» **Goal**
Go through the records below from the first line and print each one exactly, stopping after the line that contains "lw=3, solid_capstyle='butt', zorder=4))". Do not print pictures or anything past that line.
[START Data for this task]
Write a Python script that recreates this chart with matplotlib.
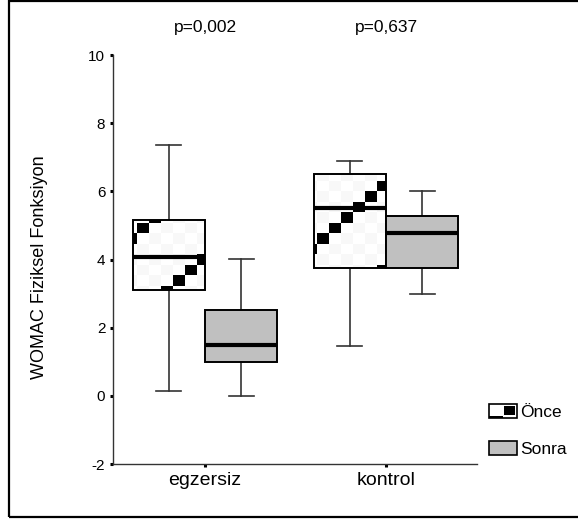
import numpy as np
import matplotlib
matplotlib.use('Agg')
import matplotlib.pyplot as plt
from matplotlib.patches import Rectangle
from matplotlib.legend_handler import HandlerBase

plt.rcParams['font.family'] = ['Liberation Sans', 'DejaVu Sans']

groups = ['egzersiz', 'kontrol']
p_values = ['p=0,002', 'p=0,637']
series = ['Önce', 'Sonra']

# whislo, q1, median, q3, whishi
once_stats = [[0.14, 3.10, 4.08, 5.15, 7.36],
              [1.46, 3.75, 5.51, 6.51, 6.89]]
sonra_stats = [[0.00, 1.00, 1.50, 2.52, 4.01],
               [3.00, 3.75, 4.78, 5.27, 6.00]]

yticks = [-2, 0, 2, 4, 6, 8, 10]


def to_bxp(vals, label):
    lo, q1, med, q3, hi = vals
    return {'whislo': lo, 'q1': q1, 'med': med, 'q3': q3, 'whishi': hi,
            'fliers': [], 'label': label}


class OnceHandler(HandlerBase):
    def create_artists(self, legend, orig_handle, xdescent, ydescent,
                       width, height, fontsize, trans):
        bg = Rectangle((-xdescent, -ydescent), width, height, facecolor='white',
                       edgecolor='black', lw=1.2, transform=trans)
        sq = Rectangle((-xdescent + width * 0.55, -ydescent + height * 0.2),
                       width * 0.38, height * 0.65, facecolor='black',
                       edgecolor='none', transform=trans)
        st = Rectangle((-xdescent, -ydescent), width * 0.5, height * 0.15,
                       facecolor='black', edgecolor='none', transform=trans)
        return [bg, sq, st]


fig = plt.figure(figsize=(5.78, 5.22), dpi=100)
ax = fig.add_axes([113 / 578, 1 - 464 / 522, 364 / 578, 409 / 522])

pos = np.arange(1, len(groups) + 1)
w = 0.4
xlim = (1 - 92 / 181, 2 + 91 / 181)

whisk = dict(color='#333333', lw=1.2)
common = dict(widths=w, patch_artist=True, showfliers=False,
              whiskerprops=whisk, capprops=whisk,
              medianprops=dict(color='black', lw=3, solid_capstyle='butt', zorder=4))

b1 = ax.bxp([to_bxp(v, g) for v, g in zip(once_stats, groups)],
            positions=pos - w / 2,
            boxprops=dict(facecolor='none', edgecolor='black', lw=1.4, zorder=3),
            **common)
b2 = ax.bxp([to_bxp(v, g) for v, g in zip(sonra_stats, groups)],
            positions=pos + w / 2,
            boxprops=dict(facecolor='#c0c0c0', edgecolor='black', lw=1.4, zorder=3),
            **common)
for c in b1['caps'] + b2['caps']:
    x = c.get_xdata()
    m = x.mean()
    c.set_xdata([m - 0.7 * (m - x[0]), m + 0.7 * (x[1] - m)])

# staircase fill pattern for the "Önce" boxes
ncols, nrows = 31, 39
cw = 12 / 181
ch = 12 / nrows
cc, rr = np.meshgrid(np.arange(ncols), np.arange(nrows))
pattern = ((cc - rr) % 8 == 4).astype(float)
pattern[((cc + rr) % 2 == 0) & (pattern == 0)] = 0.03
for box in b1['boxes']:
    im = ax.imshow(pattern, cmap='gray_r', vmin=0, vmax=1, origin='lower',
                   interpolation='nearest', aspect='auto', zorder=2,
                   extent=(xlim[0], xlim[0] + ncols * cw, -2, 10))
    im.set_clip_path(box)

ax.set_xlim(*xlim)
ax.set_ylim(-2, 10)
ax.set_xticks(pos)
ax.set_xticklabels(groups, fontsize=14)
ax.set_yticks(yticks)
ax.set_yticklabels([str(t) for t in yticks], fontsize=11)
ax.tick_params(axis='both', length=2.5, width=2.2, color='black', pad=3)
for s in ['top', 'right']:
    ax.spines[s].set_visible(False)
for s in ['left', 'bottom']:
    ax.spines[s].set_color('#333333')
    ax.spines[s].set_linewidth(1.0)

for x, p in zip(pos, p_values):
    ax.text(x, 10.82, p, ha='center', va='center', fontsize=12.5, clip_on=False)

fig.text(40 / 578, 1 - 267 / 522, 'WOMAC Fiziksel Fonksiyon', rotation=90,
         ha='center', va='center', fontsize=13)

h_once = Rectangle((0, 0), 1, 1, facecolor='white', edgecolor='black')
h_sonra = Rectangle((0, 0), 1, 1, facecolor='#c0c0c0', edgecolor='black', lw=1.2)
fig.legend([h_once, h_sonra], series, loc='upper left',
           bbox_to_anchor=(489 / 578, 1 - 404 / 522), frameon=False,
           fontsize=12.5, handlelength=1.6, handleheight=0.85,
           handletextpad=0.2, labelspacing=1.2, borderpad=0, borderaxespad=0,
           handler_map={h_once: OnceHandler()})

fig.add_artist(Rectangle((8.5 / 578, 1 - 516.5 / 522), 1.0, 515.5 / 522,
                         transform=fig.transFigure, fill=False, lw=1.6,
                         edgecolor='black'))

fig.savefig('out.png', dpi=100)
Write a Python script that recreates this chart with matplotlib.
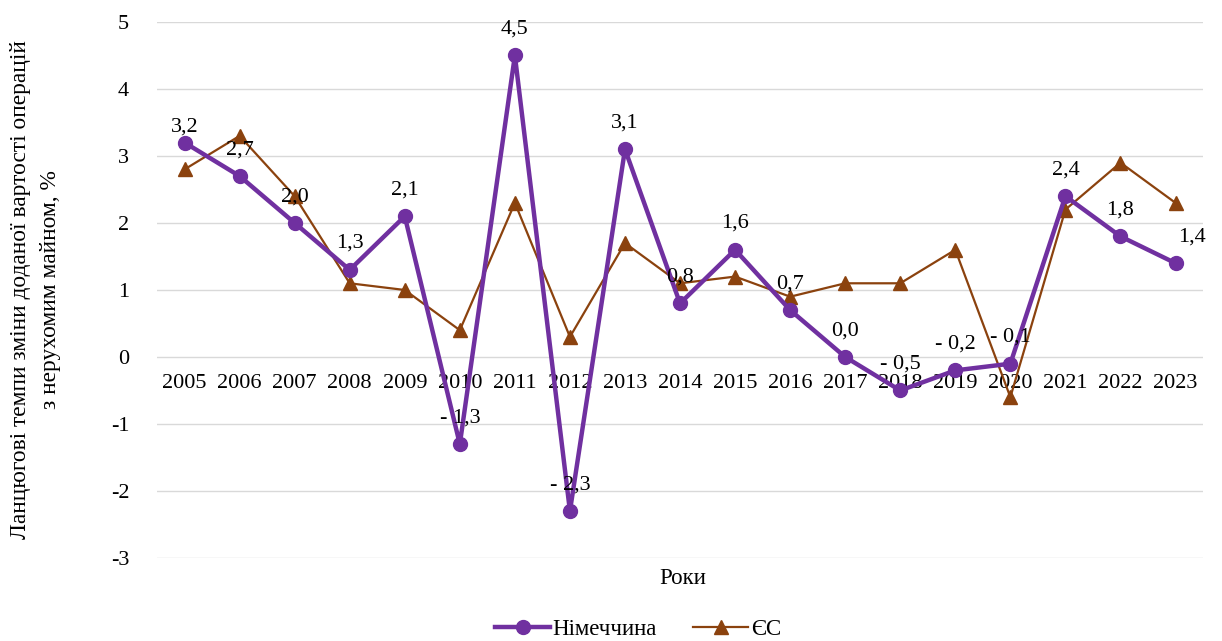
[END Data for this task]
» **Task answer**
Write a Python script that recreates this chart with matplotlib.
import numpy as np
import matplotlib
matplotlib.use('Agg')
import matplotlib.pyplot as plt
from matplotlib.patches import Rectangle
from matplotlib.legend_handler import HandlerBase

plt.rcParams['font.family'] = ['Liberation Sans', 'DejaVu Sans']

groups = ['egzersiz', 'kontrol']
p_values = ['p=0,002', 'p=0,637']
series = ['Önce', 'Sonra']

# whislo, q1, median, q3, whishi
once_stats = [[0.14, 3.10, 4.08, 5.15, 7.36],
              [1.46, 3.75, 5.51, 6.51, 6.89]]
sonra_stats = [[0.00, 1.00, 1.50, 2.52, 4.01],
               [3.00, 3.75, 4.78, 5.27, 6.00]]

yticks = [-2, 0, 2, 4, 6, 8, 10]


def to_bxp(vals, label):
    lo, q1, med, q3, hi = vals
    return {'whislo': lo, 'q1': q1, 'med': med, 'q3': q3, 'whishi': hi,
            'fliers': [], 'label': label}


class OnceHandler(HandlerBase):
    def create_artists(self, legend, orig_handle, xdescent, ydescent,
                       width, height, fontsize, trans):
        bg = Rectangle((-xdescent, -ydescent), width, height, facecolor='white',
                       edgecolor='black', lw=1.2, transform=trans)
        sq = Rectangle((-xdescent + width * 0.55, -ydescent + height * 0.2),
                       width * 0.38, height * 0.65, facecolor='black',
                       edgecolor='none', transform=trans)
        st = Rectangle((-xdescent, -ydescent), width * 0.5, height * 0.15,
                       facecolor='black', edgecolor='none', transform=trans)
        return [bg, sq, st]


fig = plt.figure(figsize=(5.78, 5.22), dpi=100)
ax = fig.add_axes([113 / 578, 1 - 464 / 522, 364 / 578, 409 / 522])

pos = np.arange(1, len(groups) + 1)
w = 0.4
xlim = (1 - 92 / 181, 2 + 91 / 181)

whisk = dict(color='#333333', lw=1.2)
common = dict(widths=w, patch_artist=True, showfliers=False,
              whiskerprops=whisk, capprops=whisk,
              medianprops=dict(color='black', lw=3, solid_capstyle='butt', zorder=4))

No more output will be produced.